* _THE EXERCISE_:
Transcribe nothing but the lines from the one with "Generate a LaTeX" to the end of the entries, both included, keeping each exact and leaving every picture out.

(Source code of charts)
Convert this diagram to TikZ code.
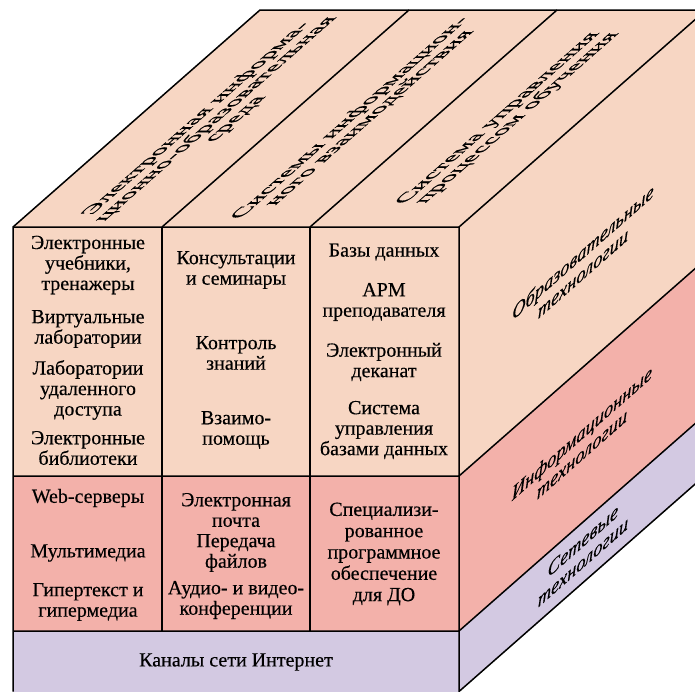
\documentclass[tikz,border=0pt]{standalone}
\usepackage{fontspec}
\setmainfont{Liberation Serif}[FakeBold=0.35]
\definecolor{edu}{RGB}{247,214,195}
\definecolor{inf}{RGB}{243,177,170}
\definecolor{net}{RGB}{211,201,226}
\tikzset{
	cell/.style={align=center, inner sep=0pt, font=\fontsize{20}{20.5}\selectfont},
	toplabel/.style={align=center, inner sep=0pt, font=\fontsize{20}{19.5}\selectfont, cm={1.11,0.975,-1,0,(0,0)}},
	sidelabel/.style={align=center, inner sep=0pt, font=\fontsize{20}{21}\selectfont\itshape, cm={0.92,0.81,0,1,(0,0)}},
	edge/.style={line width=1.5pt}
}

\begin{document}
\begin{tikzpicture}[x=1pt, y=1pt]
\useasboundingbox (0,0) rectangle (695,-691);
\clip (0,0) rectangle (695,-691);

% faces
\fill[edu] (13,-227) -- (459,-227) -- (706,-10) -- (260,-10) -- cycle;
\fill[edu] (459,-227) -- (706,-10) -- (706,-259) -- (459,-476) -- cycle;
\fill[inf] (459,-476) -- (706,-259) -- (706,-414) -- (459,-631) -- cycle;
\fill[net] (459,-631) -- (706,-414) -- (706,-474.5) -- (459,-691.5) -- cycle;
\fill[edu] (13,-227) rectangle (459,-476);
\fill[inf] (13,-476) rectangle (459,-631);
\fill[net] (13,-631) rectangle (459,-691.5);

% edges
\draw[edge] (13,-691.5) -- (13,-227) -- (260,-10) -- (706,-10);
\draw[edge] (13,-227) -- (459,-227) -- (706,-10);
\draw[edge] (459,-227) -- (459,-691.5) -- (706,-474.5);
\draw[edge] (162,-227) -- (409,-10);
\draw[edge] (310,-227) -- (557,-10);
\foreach \y in {476,631}{
	\draw[edge] (13,-\y) -- (459,-\y) -- ++(247,217);
	}
\foreach \x in {162,310}{
	\draw[edge] (\x,-227) -- (\x,-631);
	}
%\draw[edge] (13,-691.5) -- (459,-691.5);

% top face
\node[toplabel] (srd) at (216,-119) {Электронная информа-\\ционно-образовательная\\среда};
\node[toplabel] (siv) at (360,-118) {Системы информацион-\\ного взаимодействия};
\node[toplabel] (sup) at (508,-118) {Система управления\\процессом обучения};

% right face
\node[sidelabel] (obr) at (583,-262) {Образовательные\\технологии};
\node[sidelabel] (inft) at (582,-443) {Информационные\\технологии};
\node[sidelabel] (sett) at (583,-551) {Сетевые\\технологии};

% front, education row
\node[cell] (uch) at (88,-265) {Электронные\\учебники,\\тренажеры};
\node[cell] (vir) at (88,-329) {Виртуальные\\лаборатории};
\node[cell] (lab) at (88,-390) {Лаборатории\\удаленного\\доступа};
\node[cell] (bib) at (88,-448) {Электронные\\библиотеки};
\node[cell] (kon) at (236,-270) {Консультации\\и семинары};
\node[cell] (kzn) at (236,-353) {Контроль\\знаний};
\node[cell] (vzm) at (236,-430) {Взаимо-\\помощь};
\node[cell] (bd) at (384,-252) {Базы данных};
\node[cell] (arm) at (384,-302) {АРМ\\преподавателя};
\node[cell] (dek) at (384,-362) {Электронный\\деканат};
\node[cell] (subd) at (384,-430) {Система\\управления\\базами данных};

% front, information row
\node[cell] (web) at (88,-498) {Web-серверы};
\node[cell] (mm) at (88,-553) {Мультимедиа};
\node[cell] (gip) at (88,-602) {Гипертекст и\\гипермедиа};
\node[cell] (poch) at (236,-510) {Электронная\\почта};
\node[cell] (fil) at (236,-553) {Передача\\файлов};
\node[cell] (aud) at (236,-600) {Аудио- и видео-\\конференции};
\node[cell, font=\fontsize{20}{21.3}\selectfont] (spo) at (384,-554) {Специализи-\\рованное\\программное\\обеспечение\\для ДО};

% front, network row
\node[cell] (kan) at (236,-662) {Каналы сети Интернет};
\end{tikzpicture}
\end{document}
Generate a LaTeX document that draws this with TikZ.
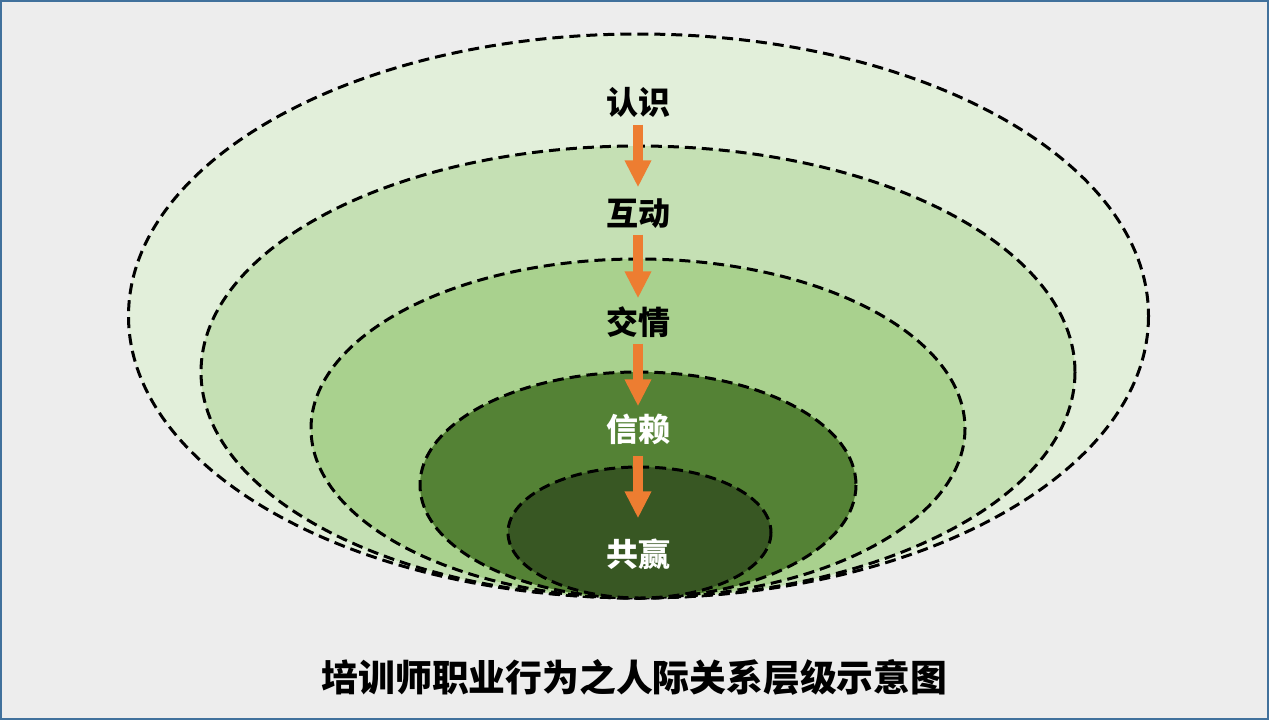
\documentclass[tikz,border=0pt]{standalone}
\usepackage{fontspec}
\newfontfamily\cjk{Noto Sans CJK SC}
\usetikzlibrary{arrows.meta}
\definecolor{bgc}{HTML}{EDEDED}
\definecolor{framec}{HTML}{41719C}
\definecolor{gA}{HTML}{E2EFDA}
\definecolor{gB}{HTML}{C5E0B4}
\definecolor{gC}{HTML}{A9D18E}
\definecolor{gD}{HTML}{548235}
\definecolor{gE}{HTML}{385723}
\definecolor{orangec}{HTML}{ED7D31}
\tikzset{
  ring/.style={draw=black, line width=3pt, dash pattern=on 11pt off 6pt},
  lbl/.style={font=\cjk\bfseries\fontsize{32pt}{32pt}\selectfont, inner sep=0pt, text height=25pt, text depth=6pt},
  flow/.style={draw=orangec, line width=10pt, -{Triangle[width=25pt,length=27pt]}},
}
\begin{document}
\begin{tikzpicture}[x=1pt,y=-1pt]
\useasboundingbox (0,0) rectangle (1269,720);
\fill[bgc] (0,0) rectangle (1269,720);
\draw[framec, line width=2pt] (1,1) rectangle (1268,719);
% rings
\filldraw[ring, fill=gA] (638.5,316) ellipse [x radius=510, y radius=282];
\filldraw[ring, fill=gB] (638,372) ellipse [x radius=437, y radius=226];
\filldraw[ring, fill=gC] (638,428.5) ellipse [x radius=327, y radius=169.5];
\filldraw[ring, fill=gD] (638,485) ellipse [x radius=218, y radius=113];
\filldraw[ring, fill=gE] (639.5,532.5) ellipse [x radius=131.5, y radius=65.5];
% labels
\node[lbl] (l1) at (638,105) {认识};
\node[lbl] (l2) at (638,216) {互动};
\node[lbl] (l3) at (638,325) {交情};
\node[lbl, text=white] (l4) at (638,432) {信赖};
\node[lbl, text=white] (l5) at (638,557) {共赢};
% arrows
\draw[flow, shorten <=4pt, shorten >=13pt] (l1) -- (l2);
\draw[flow, shorten <=3pt, shorten >=11pt] (l2) -- (l3);
\draw[flow, shorten <=3pt, shorten >=10pt] (l3) -- (l4);
\draw[flow, shorten <=8pt, shorten >=23pt] (l4) -- (l5);
% title
\node[font=\cjk\bfseries\fontsize{36.8pt}{36.8pt}\selectfont, inner sep=0pt] (title) at (634.5,677) {培训师职业行为之人际关系层级示意图};
\end{tikzpicture}
\end{document}
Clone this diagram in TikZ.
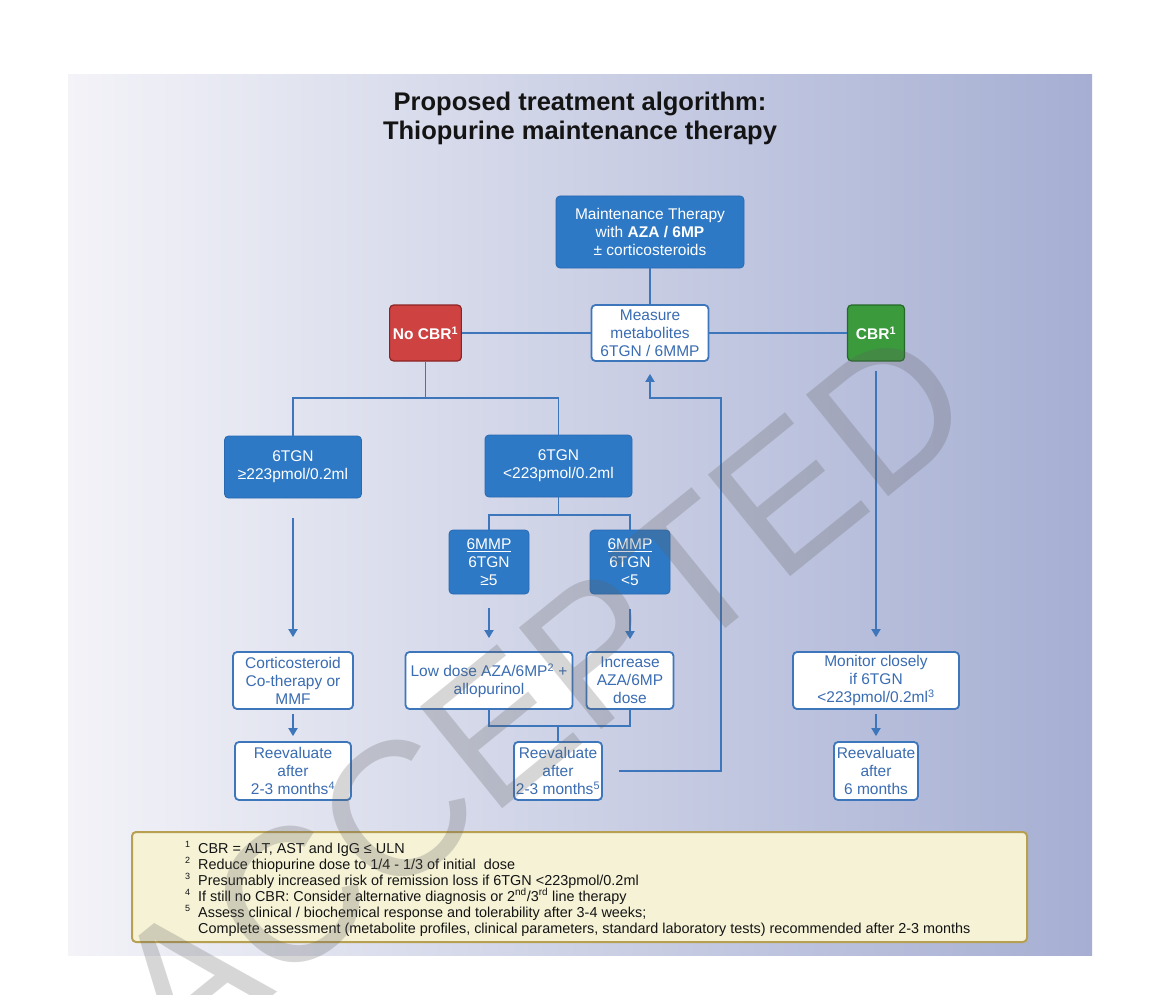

* _FINISHED EXERCISE_:
Generate a LaTeX document that draws this with TikZ.
\documentclass[tikz,border=0pt]{standalone}
\usepackage{fontspec}
\newfontfamily\cjk{Noto Sans CJK SC}
\usetikzlibrary{arrows.meta}
\definecolor{bgc}{HTML}{EDEDED}
\definecolor{framec}{HTML}{41719C}
\definecolor{gA}{HTML}{E2EFDA}
\definecolor{gB}{HTML}{C5E0B4}
\definecolor{gC}{HTML}{A9D18E}
\definecolor{gD}{HTML}{548235}
\definecolor{gE}{HTML}{385723}
\definecolor{orangec}{HTML}{ED7D31}
\tikzset{
  ring/.style={draw=black, line width=3pt, dash pattern=on 11pt off 6pt},
  lbl/.style={font=\cjk\bfseries\fontsize{32pt}{32pt}\selectfont, inner sep=0pt, text height=25pt, text depth=6pt},
  flow/.style={draw=orangec, line width=10pt, -{Triangle[width=25pt,length=27pt]}},
}
\begin{document}
\begin{tikzpicture}[x=1pt,y=-1pt]
\useasboundingbox (0,0) rectangle (1269,720);
\fill[bgc] (0,0) rectangle (1269,720);
\draw[framec, line width=2pt] (1,1) rectangle (1268,719);
% rings
\filldraw[ring, fill=gA] (638.5,316) ellipse [x radius=510, y radius=282];
\filldraw[ring, fill=gB] (638,372) ellipse [x radius=437, y radius=226];
\filldraw[ring, fill=gC] (638,428.5) ellipse [x radius=327, y radius=169.5];
\filldraw[ring, fill=gD] (638,485) ellipse [x radius=218, y radius=113];
\filldraw[ring, fill=gE] (639.5,532.5) ellipse [x radius=131.5, y radius=65.5];
% labels
\node[lbl] (l1) at (638,105) {认识};
\node[lbl] (l2) at (638,216) {互动};
\node[lbl] (l3) at (638,325) {交情};
\node[lbl, text=white] (l4) at (638,432) {信赖};
\node[lbl, text=white] (l5) at (638,557) {共赢};
% arrows
\draw[flow, shorten <=4pt, shorten >=13pt] (l1) -- (l2);
\draw[flow, shorten <=3pt, shorten >=11pt] (l2) -- (l3);
\draw[flow, shorten <=3pt, shorten >=10pt] (l3) -- (l4);
\draw[flow, shorten <=8pt, shorten >=23pt] (l4) -- (l5);
% title
\node[font=\cjk\bfseries\fontsize{36.8pt}{36.8pt}\selectfont, inner sep=0pt] (title) at (634.5,677) {培训师职业行为之人际关系层级示意图};
\end{tikzpicture}
\end{document}
Clone this diagram in TikZ.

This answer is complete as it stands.